The CNN survey of likely voters found a narrowing gap among men, who tended to support Romney in pre-convention polling. Obama led Romney, 48 percent to 47 percent, among men in this survey and continued to hold an advantage among women, 55 percent to 44 percent.
The ABC/Post poll’s six-percentage-point advantage for Obama among registered voters compares with a one-point advantage for Romney -- 47 percent to 46 percent favoring Obama -- in a survey of a similar group taken immediately before the conventions.
Langer said the biggest shift has been among Democrats coalescing around their party’s nominee. Obama’s support among Democrats registered to vote has advanced by eight percentage points, to 91 percent, following the convention.
In the eight states that Obama and Romney are contesting most heavily -- which include Ohio and Florida -- the ABC/Post poll found a 54 percent to 40 percent advantage for the president among registered voters. Before the conventions, Romney led Obama in a comparable sampling from these states, 48 percent to 42 percent.
Sixty-three percent of the registered voters surveyed say Romney hasn’t provided enough details about the policies he would pursue as president, compared with 31 percent who say he has.
While 53 percent of registered voters disapprove of Obama’s handling of the economy, and 43 percent say the economy has gotten worse under his presidency, 57 percent say it wouldn’t have done any better under Romney.
By 10 percentage points -- 50 percent to 40 percent -- most surveyed say the president better understands economic problems people are having, and a wide margin -- 61 percent of those polled -- rate the president as more personally likeable, while 27 percent preferred Romney.
Obama is viewed as a stronger leader by 50 percent, compared with 42 percent for Romney, and as better able to work with both sides of Congress by 46 percent, compared with 41 percent for Romney.
The ABC/Washington Post survey of 826 registered voters has a margin of error of plus or minus four percentage points; for its sample of 710 likely voters, the error margin is 4.5 points. The CNN/ORC international poll of 709 likely voters has a margin of error of plus or minus 3.5 percentage points.
One reason Democrats may be coalescing around Obama is their perception that the economy is improving. A Pew Research Center poll released today found just 15 percent of Democrats say news about the economy is mostly bad, down from 31 percent last month and 62 percent in August 2011. Among Republicans, 60 percent said they are primarily hearing bad economic news, basically unchanged from last month and down from 71 percent in August 2011.
Among adults overall, 35 percent said news about the economy was mostly bad, a decline from 41 percent a month ago and 67 percent in August 2011.
The Pew survey of 1,012 adults was taken Sept. 7-9 and had a margin of error of plus or minus 3.6 percentage points overall, 7.3 percentage points for Republicans and six percentage points for the Democratic sample.
Separately, the Pew poll found former President Bill Clinton’s address was the highlight of the Democratic National Convention, overshadowing Obama’s speech accepting the presidential nomination.
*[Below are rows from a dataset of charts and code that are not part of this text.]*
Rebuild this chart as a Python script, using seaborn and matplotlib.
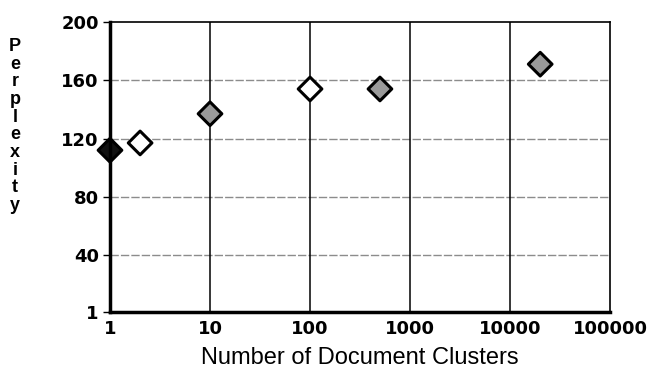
import seaborn as sns
import matplotlib.pyplot as plt
import pandas as pd

# values
clusters = [1, 2, 10, 100, 500, 20000]
perplexity = [112, 117, 137, 154, 154, 171]
fill = ["black", "white", "gray", "white", "gray", "gray"]

x_ticks = [1, 10, 100, 1000, 10000, 100000]
x_labels = ["1", "10", "100", "1000", "10000", "100000"]
y_ticks = [1, 40, 80, 120, 160, 200]
y_labels = ["1", "40", "80", "120", "160", "200"]

df = pd.DataFrame({"clusters": clusters, "perplexity": perplexity, "fill": fill})

sns.set_style("white")
plt.rcParams["font.family"] = ["DejaVu Sans"]
plt.rcParams["text.color"] = "black"
plt.rcParams["xtick.color"] = "black"
plt.rcParams["ytick.color"] = "black"
plt.rcParams["axes.labelcolor"] = "black"

fig = plt.figure(figsize=(6.47, 3.77), dpi=100)
ax = fig.add_axes([0.170, 0.172, 0.773, 0.770])

# grid first so markers sit on top
for v in y_ticks[1:-1]:
    ax.axhline(v, color="#8c8c8c", lw=1.0, ls=(0, (6, 1.5)), zorder=1)
for v in x_ticks[1:-1]:
    ax.axvline(v, color="black", lw=1.1, zorder=1)

sns.scatterplot(data=df, x="clusters", y="perplexity", hue="fill",
                palette={"black": "#111111", "white": "white", "gray": "#9a9a9a"},
                marker="D", s=145, edgecolor="black", linewidth=2.2,
                legend=False, ax=ax, zorder=3, clip_on=False)

ax.set_xscale("log")
ax.set_xlim(1, 100000)
ax.set_ylim(1, 200)
ax.set_xticks(x_ticks)
ax.set_xticklabels(x_labels)
ax.minorticks_off()
ax.set_yticks(y_ticks)
ax.set_yticklabels(y_labels)
ax.tick_params(axis="both", labelsize=13)
ax.tick_params(axis="x", length=0, pad=6)
ax.tick_params(axis="y", length=5, width=1, direction="out", pad=3, left=True)
for lab in ax.get_xticklabels() + ax.get_yticklabels():
    lab.set_fontweight("bold")

for side in ["left", "bottom"]:
    ax.spines[side].set_linewidth(2.5)
for side in ["top", "right"]:
    ax.spines[side].set_linewidth(1.2)
for sp in ax.spines.values():
    sp.set_color("black")
    sp.set_zorder(4)

ax.set_xlabel("Number of Document Clusters", fontsize=17,
              family="Liberation Sans", labelpad=6)
ax.set_ylabel("")

fig.text(15 / 647, 1 - 126 / 377, "\n".join("Perplexity"), ha="center", va="center",
         fontsize=13, fontweight="bold", family="Liberation Sans", linespacing=1.05)

fig.savefig("out.png", dpi=100)
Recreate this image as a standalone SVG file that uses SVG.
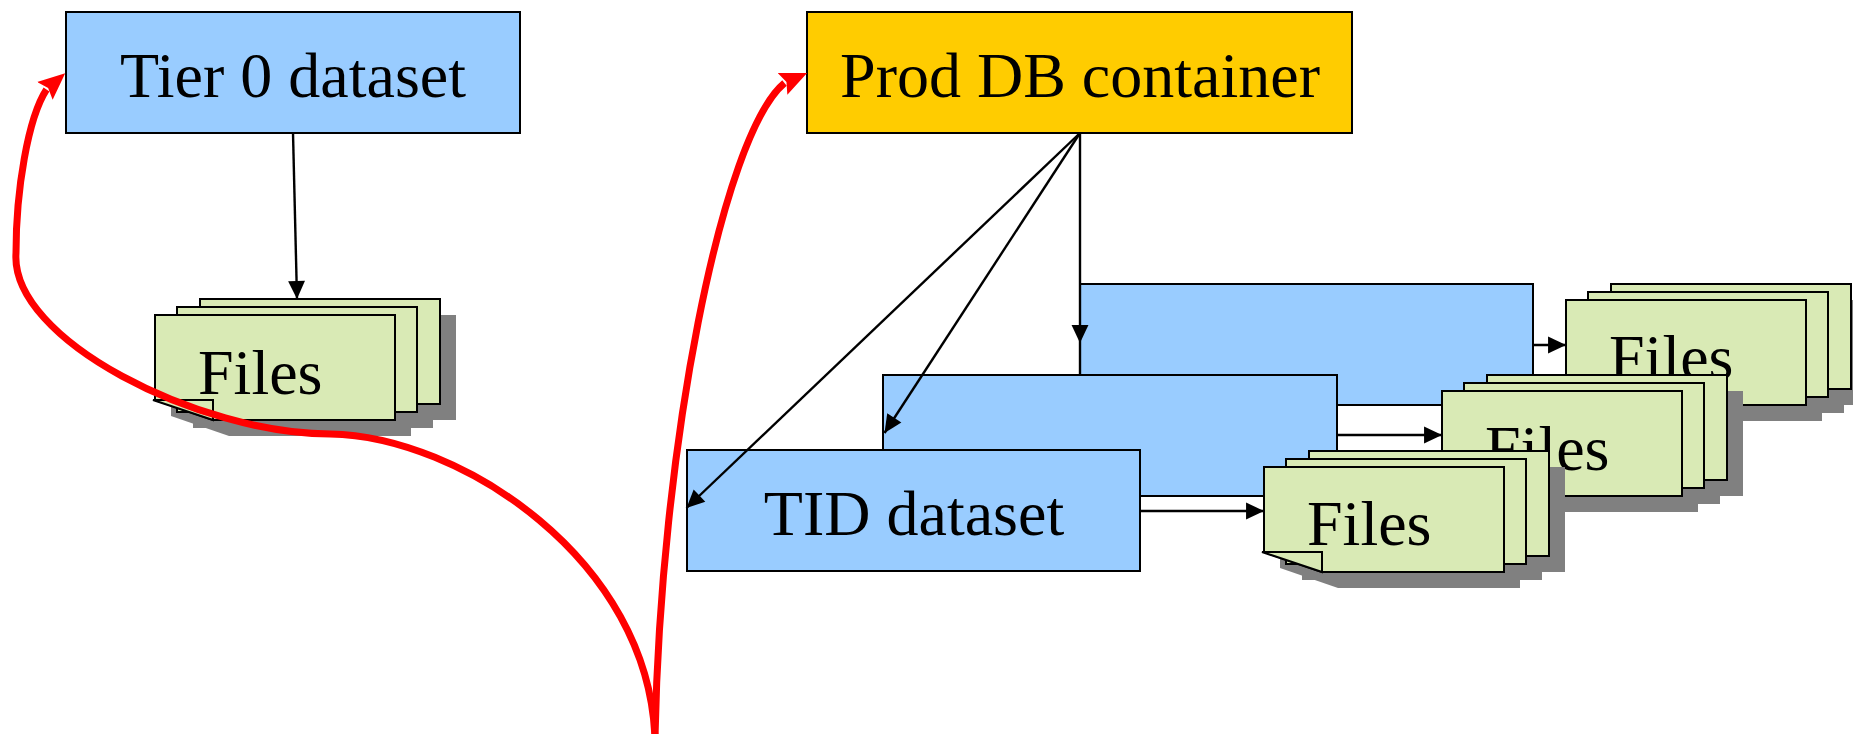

Pew reported that 29 percent of adults who watched the convention identified Clinton’s address as the highlight, compared with 16 percent who picked Obama’s speech and 15 percent who cited first lady Michelle Obama’s remarks to the delegates.
A Pew poll last week found that the highlight of the Republican convention was actor Clint Eastwood’s “dialogue” with an empty chair, followed by Romney’s acceptance speech.
Obama’s acceptance speech was viewed favorably by 60 percent by those who watched it compared with 53 percent of those who tuned in to see Romney, according to the Pew poll.
Obama’s speech reached more people; 43 percent said they watched some or all of the Democratic convention last week, compared with 38 percent who saw some or all of the Republican gathering. Four years ago, 46 percent of adults watched all or some of the Democratic convention and 56 percent saw all or some of the Republican event.
Both nominees received boosts from the convention, with 25 percent saying their opinion of Romney was more favorable following the Republican gathering and 26 percent saying their opinion of Obama was more favorable after the Democratic convention.